— Written request —
Give the data again, word for word.

— Information shown —
:::
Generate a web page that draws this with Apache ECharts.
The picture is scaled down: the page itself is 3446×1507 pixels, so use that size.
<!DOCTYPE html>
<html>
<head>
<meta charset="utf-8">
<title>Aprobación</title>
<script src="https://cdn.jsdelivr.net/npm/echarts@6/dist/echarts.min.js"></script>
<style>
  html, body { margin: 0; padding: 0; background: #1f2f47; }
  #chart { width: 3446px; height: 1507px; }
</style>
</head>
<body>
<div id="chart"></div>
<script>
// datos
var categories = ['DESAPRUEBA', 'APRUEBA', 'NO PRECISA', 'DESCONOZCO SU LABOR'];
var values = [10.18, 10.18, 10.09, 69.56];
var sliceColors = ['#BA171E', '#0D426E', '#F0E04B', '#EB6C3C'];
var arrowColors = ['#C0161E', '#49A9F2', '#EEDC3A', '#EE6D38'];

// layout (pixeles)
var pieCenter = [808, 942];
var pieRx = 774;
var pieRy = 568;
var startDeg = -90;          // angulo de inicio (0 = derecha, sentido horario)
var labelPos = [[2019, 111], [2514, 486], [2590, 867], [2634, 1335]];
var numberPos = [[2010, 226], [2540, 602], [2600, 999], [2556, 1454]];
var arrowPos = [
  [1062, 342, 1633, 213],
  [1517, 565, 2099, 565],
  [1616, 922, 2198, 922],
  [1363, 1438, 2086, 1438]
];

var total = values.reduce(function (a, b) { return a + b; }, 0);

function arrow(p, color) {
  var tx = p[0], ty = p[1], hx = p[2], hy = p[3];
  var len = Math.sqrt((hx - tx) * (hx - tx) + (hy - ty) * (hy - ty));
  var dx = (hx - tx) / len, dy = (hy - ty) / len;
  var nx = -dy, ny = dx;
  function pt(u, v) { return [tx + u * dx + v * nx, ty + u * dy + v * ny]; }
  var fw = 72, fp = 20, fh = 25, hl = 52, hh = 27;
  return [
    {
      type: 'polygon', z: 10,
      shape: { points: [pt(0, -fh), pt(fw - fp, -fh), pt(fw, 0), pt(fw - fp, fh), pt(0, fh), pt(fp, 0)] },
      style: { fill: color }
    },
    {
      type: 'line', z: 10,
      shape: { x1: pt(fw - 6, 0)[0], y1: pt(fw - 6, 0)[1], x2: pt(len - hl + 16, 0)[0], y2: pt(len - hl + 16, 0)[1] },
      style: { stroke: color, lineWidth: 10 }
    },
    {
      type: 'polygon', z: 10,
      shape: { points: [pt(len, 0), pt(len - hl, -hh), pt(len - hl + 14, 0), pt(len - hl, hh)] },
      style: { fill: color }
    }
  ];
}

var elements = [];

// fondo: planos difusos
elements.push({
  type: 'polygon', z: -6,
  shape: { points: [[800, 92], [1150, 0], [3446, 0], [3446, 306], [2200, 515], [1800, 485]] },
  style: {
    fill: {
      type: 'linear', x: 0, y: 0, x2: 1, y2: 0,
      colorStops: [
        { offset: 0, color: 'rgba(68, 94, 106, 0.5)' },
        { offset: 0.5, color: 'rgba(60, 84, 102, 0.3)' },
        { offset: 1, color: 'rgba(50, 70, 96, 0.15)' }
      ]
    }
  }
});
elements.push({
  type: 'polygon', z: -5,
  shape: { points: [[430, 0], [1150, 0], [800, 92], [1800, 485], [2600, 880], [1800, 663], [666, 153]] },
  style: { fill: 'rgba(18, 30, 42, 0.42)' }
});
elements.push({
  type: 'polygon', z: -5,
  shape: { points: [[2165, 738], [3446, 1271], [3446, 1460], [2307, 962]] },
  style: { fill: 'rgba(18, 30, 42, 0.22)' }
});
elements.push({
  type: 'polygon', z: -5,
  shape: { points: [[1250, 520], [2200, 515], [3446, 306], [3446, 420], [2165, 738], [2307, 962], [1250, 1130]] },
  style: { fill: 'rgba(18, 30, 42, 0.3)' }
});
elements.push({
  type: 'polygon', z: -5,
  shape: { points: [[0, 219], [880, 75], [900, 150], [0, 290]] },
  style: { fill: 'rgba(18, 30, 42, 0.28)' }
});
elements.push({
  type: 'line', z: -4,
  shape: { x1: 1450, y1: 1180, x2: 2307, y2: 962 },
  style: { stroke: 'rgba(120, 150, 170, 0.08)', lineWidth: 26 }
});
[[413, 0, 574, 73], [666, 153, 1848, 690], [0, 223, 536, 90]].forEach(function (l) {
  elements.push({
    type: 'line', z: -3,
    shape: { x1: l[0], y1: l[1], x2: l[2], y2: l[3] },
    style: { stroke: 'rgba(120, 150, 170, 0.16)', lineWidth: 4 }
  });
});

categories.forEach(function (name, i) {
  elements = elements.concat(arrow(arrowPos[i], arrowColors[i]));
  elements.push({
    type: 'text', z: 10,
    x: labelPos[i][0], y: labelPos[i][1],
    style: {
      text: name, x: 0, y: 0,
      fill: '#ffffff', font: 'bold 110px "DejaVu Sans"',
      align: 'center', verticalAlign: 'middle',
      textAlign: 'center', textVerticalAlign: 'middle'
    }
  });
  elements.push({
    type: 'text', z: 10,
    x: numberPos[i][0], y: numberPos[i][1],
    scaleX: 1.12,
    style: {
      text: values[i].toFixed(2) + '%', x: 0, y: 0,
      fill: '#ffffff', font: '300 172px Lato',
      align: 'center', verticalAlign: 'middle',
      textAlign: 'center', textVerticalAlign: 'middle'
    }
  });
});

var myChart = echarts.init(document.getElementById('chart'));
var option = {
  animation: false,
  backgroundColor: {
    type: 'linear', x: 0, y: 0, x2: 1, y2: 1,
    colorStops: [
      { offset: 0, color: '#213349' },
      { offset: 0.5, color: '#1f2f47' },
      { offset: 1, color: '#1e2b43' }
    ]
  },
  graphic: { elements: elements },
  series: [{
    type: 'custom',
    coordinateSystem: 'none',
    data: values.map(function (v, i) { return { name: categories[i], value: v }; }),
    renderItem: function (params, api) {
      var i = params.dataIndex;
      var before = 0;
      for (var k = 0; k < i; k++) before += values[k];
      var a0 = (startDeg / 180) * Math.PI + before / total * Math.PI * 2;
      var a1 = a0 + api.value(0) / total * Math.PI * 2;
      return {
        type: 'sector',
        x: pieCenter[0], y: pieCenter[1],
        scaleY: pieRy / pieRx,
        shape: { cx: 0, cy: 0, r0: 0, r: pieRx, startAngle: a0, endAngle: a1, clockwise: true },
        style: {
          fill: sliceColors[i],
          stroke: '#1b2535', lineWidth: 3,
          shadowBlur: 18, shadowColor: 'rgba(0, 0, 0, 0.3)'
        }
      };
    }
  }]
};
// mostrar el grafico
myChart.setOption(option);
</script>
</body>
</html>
:::
— Exercise response —
Generate a web page that draws this with Apache ECharts.
The picture is scaled down: the page itself is 3446×1507 pixels, so use that size.
<!DOCTYPE html>
<html>
<head>
<meta charset="utf-8">
<title>Aprobación</title>
<script src="https://cdn.jsdelivr.net/npm/echarts@6/dist/echarts.min.js"></script>
<style>
  html, body { margin: 0; padding: 0; background: #1f2f47; }
  #chart { width: 3446px; height: 1507px; }
</style>
</head>
<body>
<div id="chart"></div>
<script>
// datos
var categories = ['DESAPRUEBA', 'APRUEBA', 'NO PRECISA', 'DESCONOZCO SU LABOR'];
var values = [10.18, 10.18, 10.09, 69.56];
var sliceColors = ['#BA171E', '#0D426E', '#F0E04B', '#EB6C3C'];
var arrowColors = ['#C0161E', '#49A9F2', '#EEDC3A', '#EE6D38'];

// layout (pixeles)
var pieCenter = [808, 942];
var pieRx = 774;
var pieRy = 568;
var startDeg = -90;          // angulo de inicio (0 = derecha, sentido horario)
var labelPos = [[2019, 111], [2514, 486], [2590, 867], [2634, 1335]];
var numberPos = [[2010, 226], [2540, 602], [2600, 999], [2556, 1454]];
var arrowPos = [
  [1062, 342, 1633, 213],
  [1517, 565, 2099, 565],
  [1616, 922, 2198, 922],
  [1363, 1438, 2086, 1438]
];

var total = values.reduce(function (a, b) { return a + b; }, 0);

function arrow(p, color) {
  var tx = p[0], ty = p[1], hx = p[2], hy = p[3];
  var len = Math.sqrt((hx - tx) * (hx - tx) + (hy - ty) * (hy - ty));
  var dx = (hx - tx) / len, dy = (hy - ty) / len;
  var nx = -dy, ny = dx;
  function pt(u, v) { return [tx + u * dx + v * nx, ty + u * dy + v * ny]; }
  var fw = 72, fp = 20, fh = 25, hl = 52, hh = 27;
  return [
    {
      type: 'polygon', z: 10,
      shape: { points: [pt(0, -fh), pt(fw - fp, -fh), pt(fw, 0), pt(fw - fp, fh), pt(0, fh), pt(fp, 0)] },
      style: { fill: color }
    },
    {
      type: 'line', z: 10,
      shape: { x1: pt(fw - 6, 0)[0], y1: pt(fw - 6, 0)[1], x2: pt(len - hl + 16, 0)[0], y2: pt(len - hl + 16, 0)[1] },
      style: { stroke: color, lineWidth: 10 }
    },
    {
      type: 'polygon', z: 10,
      shape: { points: [pt(len, 0), pt(len - hl, -hh), pt(len - hl + 14, 0), pt(len - hl, hh)] },
      style: { fill: color }
    }
  ];
}

var elements = [];

// fondo: planos difusos
elements.push({
  type: 'polygon', z: -6,
  shape: { points: [[800, 92], [1150, 0], [3446, 0], [3446, 306], [2200, 515], [1800, 485]] },
  style: {
    fill: {
      type: 'linear', x: 0, y: 0, x2: 1, y2: 0,
      colorStops: [
        { offset: 0, color: 'rgba(68, 94, 106, 0.5)' },
        { offset: 0.5, color: 'rgba(60, 84, 102, 0.3)' },
        { offset: 1, color: 'rgba(50, 70, 96, 0.15)' }
      ]
    }
  }
});
elements.push({
  type: 'polygon', z: -5,
  shape: { points: [[430, 0], [1150, 0], [800, 92], [1800, 485], [2600, 880], [1800, 663], [666, 153]] },
  style: { fill: 'rgba(18, 30, 42, 0.42)' }
});
elements.push({
  type: 'polygon', z: -5,
  shape: { points: [[2165, 738], [3446, 1271], [3446, 1460], [2307, 962]] },
  style: { fill: 'rgba(18, 30, 42, 0.22)' }
});
elements.push({
  type: 'polygon', z: -5,
  shape: { points: [[1250, 520], [2200, 515], [3446, 306], [3446, 420], [2165, 738], [2307, 962], [1250, 1130]] },
  style: { fill: 'rgba(18, 30, 42, 0.3)' }
});
elements.push({
  type: 'polygon', z: -5,
  shape: { points: [[0, 219], [880, 75], [900, 150], [0, 290]] },
  style: { fill: 'rgba(18, 30, 42, 0.28)' }
});
elements.push({
  type: 'line', z: -4,
  shape: { x1: 1450, y1: 1180, x2: 2307, y2: 962 },
  style: { stroke: 'rgba(120, 150, 170, 0.08)', lineWidth: 26 }
});
[[413, 0, 574, 73], [666, 153, 1848, 690], [0, 223, 536, 90]].forEach(function (l) {
  elements.push({
    type: 'line', z: -3,
    shape: { x1: l[0], y1: l[1], x2: l[2], y2: l[3] },
    style: { stroke: 'rgba(120, 150, 170, 0.16)', lineWidth: 4 }
  });
});

categories.forEach(function (name, i) {
  elements = elements.concat(arrow(arrowPos[i], arrowColors[i]));
  elements.push({
    type: 'text', z: 10,
    x: labelPos[i][0], y: labelPos[i][1],
    style: {
      text: name, x: 0, y: 0,
      fill: '#ffffff', font: 'bold 110px "DejaVu Sans"',
      align: 'center', verticalAlign: 'middle',
      textAlign: 'center', textVerticalAlign: 'middle'
    }
  });
  elements.push({
    type: 'text', z: 10,
    x: numberPos[i][0], y: numberPos[i][1],
    scaleX: 1.12,
    style: {
      text: values[i].toFixed(2) + '%', x: 0, y: 0,
      fill: '#ffffff', font: '300 172px Lato',
      align: 'center', verticalAlign: 'middle',
      textAlign: 'center', textVerticalAlign: 'middle'
    }
  });
});

var myChart = echarts.init(document.getElementById('chart'));
var option = {
  animation: false,
  backgroundColor: {
    type: 'linear', x: 0, y: 0, x2: 1, y2: 1,
    colorStops: [
      { offset: 0, color: '#213349' },
      { offset: 0.5, color: '#1f2f47' },
      { offset: 1, color: '#1e2b43' }
    ]
  },
  graphic: { elements: elements },
  series: [{
    type: 'custom',
    coordinateSystem: 'none',
    data: values.map(function (v, i) { return { name: categories[i], value: v }; }),
    renderItem: function (params, api) {
      var i = params.dataIndex;
      var before = 0;
      for (var k = 0; k < i; k++) before += values[k];
      var a0 = (startDeg / 180) * Math.PI + before / total * Math.PI * 2;
      var a1 = a0 + api.value(0) / total * Math.PI * 2;
      return {
        type: 'sector',
        x: pieCenter[0], y: pieCenter[1],
        scaleY: pieRy / pieRx,
        shape: { cx: 0, cy: 0, r0: 0, r: pieRx, startAngle: a0, endAngle: a1, clockwise: true },
        style: {
          fill: sliceColors[i],
          stroke: '#1b2535', lineWidth: 3,
          shadowBlur: 18, shadowColor: 'rgba(0, 0, 0, 0.3)'
        }
      };
    }
  }]
};
// mostrar el grafico
myChart.setOption(option);
</script>
</body>
</html>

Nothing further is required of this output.